Do exams really never end? Here's what the cards say about June Three arcana to help navigate fears, possibilities, and futures yet to be written

Venditti sang about the night before exams, and everyone knows that June has always been a decisive month when you're nineteen and in your final year of high school. People constantly tell you that your graduation exam is important, that it will shape your life forever, but in reality, no one tells you that it's just one exam among many, and that it doesn't really prepare you for the world outside (or at least, not very much). Whether you leave high school with the minimum passing grade or with top honors, what truly matters is knowing what you're going to do next. Very few people have a clear idea of their future by the time they reach graduation. I've noticed this more and more over the years, both among my peers and younger students. I myself wanted to study history and ended up studying communication, making that decision after graduation and within the span of a single summer. That afterward can make you anxious and disoriented. You find yourself wondering whether the choice you've made is actually the right one. It's at that moment that you have to decide whether it's time to follow your dreams or whether it's better to take a more "secure" path and postpone what you truly want to a supposedly more "stable" time in the future. And perhaps that's exactly why June is such a tarot month: it confronts us with questions that have no single correct answer. The cards can't tell you how to tackle your written exams or save you from the summer exam session, but they can offer a different perspective on what you're feeling now that you're in the eye of the storm. Because the truth is that exams don't end with graduation: they change shape, they change name, but their essence remains the same. That's why I asked the deck to help us out, if only to untangle the knot of thoughts swirling around in our heads.
June's Tarot Cards
Judgement — The Italian literature teacher
There is a precise moment during graduation exams when you stop speaking to the examination board and start speaking to yourself. It often happens during the oral literature exam, while you're trying to explain something you thought you already understood (like The Rain in the Pinewood or The Infinite), only to realize that your answer is actually about you as well. The Italian teacher was always the one who asked you to truly put yourself on the line, whether in essays or oral exams, and Judgement works in exactly the same way. If you've chosen this card, June places you in front of a decision that keeps resurfacing even when you try to ignore it. It may concern your future, your studies, your career, or something much more personal, even something as simple as an argument with your best friend. Judgement does not ask for certainty; it asks for a willingness to listen to what has been trying to speak to you for a long time. The most difficult examination board is not the one sitting across the table asking you about Manzoni or Foscolo; it's the voice inside you that is waiting to be taken seriously.

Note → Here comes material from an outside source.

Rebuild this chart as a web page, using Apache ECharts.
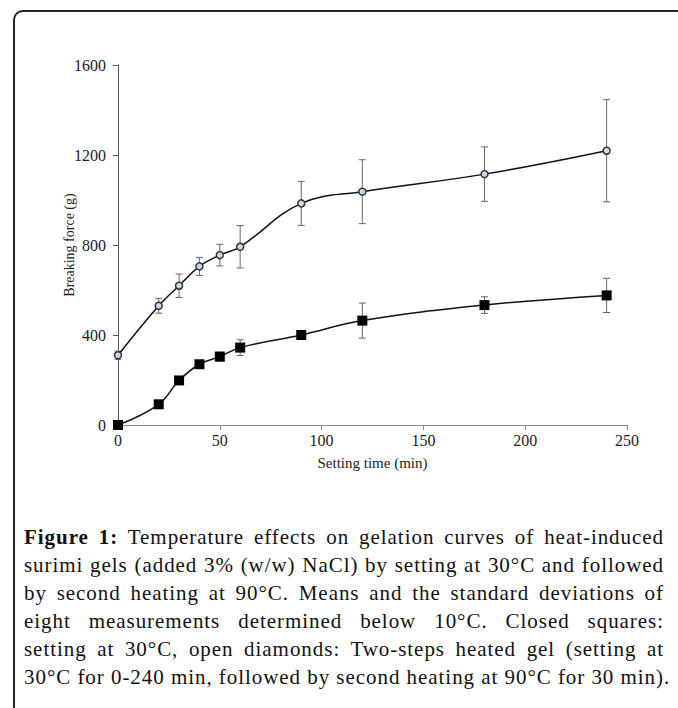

Two of Swords — The mathematics teacher
The mathematics teacher was always the one who insisted on the process, on showing your reasoning no matter what, proving that you had worked through the problem and attempted to solve the equation. The correct answer alone was never enough: she wanted to understand where you had gotten stuck. The figure depicted on the Two of Swords is usually blindfolded and holds two crossed swords in front of her chest. Behind her, rocks emerging from the water suggest that the situation is stormy and therefore more complicated than it appears. Sometimes we remain still not because we don't know what to do, but because choosing means giving something up, and as long as we remain motionless, every possibility stays open. The problem is that sooner or later, standing still becomes just as much of a choice as moving forward. If you've chosen this card, June invites you to look at the options you already know with greater honesty and a more open mind, perhaps after taking a break. Not because the answer is simple, we all know mathematics is never simple, but because continuing to postpone it requires far more energy than it seems.
Ace of Wands — The philosophy teacher
The philosophy teacher was the one who asked the hardest questions just when you thought the exam was over, because they wanted to see where your reasoning would take you. Some questions served precisely that purpose: not to close a discussion, but to open a new one and encourage you to keep pushing beyond your limits. The Ace of Wands carries the same energy. It depicts a hand emerging from above, holding a branch whose leaves grow in every direction without a defined shape. It is the card of beginnings, of everything that still exists as potential before becoming a project, a decision, or a path to follow. Without offering certainty, it suggests that something has already begun to move. In a month like this, when it seems as though everyone else has already decided what to do with their future, the Ace of Wands reminds you not to confuse clarity with value. Not having a plan yet does not mean you're behind. If you've chosen this card, trust what sparks your curiosity, excites you, or keeps returning to your thoughts. Some paths can only be recognized after you've walked them for a while, and not knowing where they lead yet does not mean they aren't worth taking.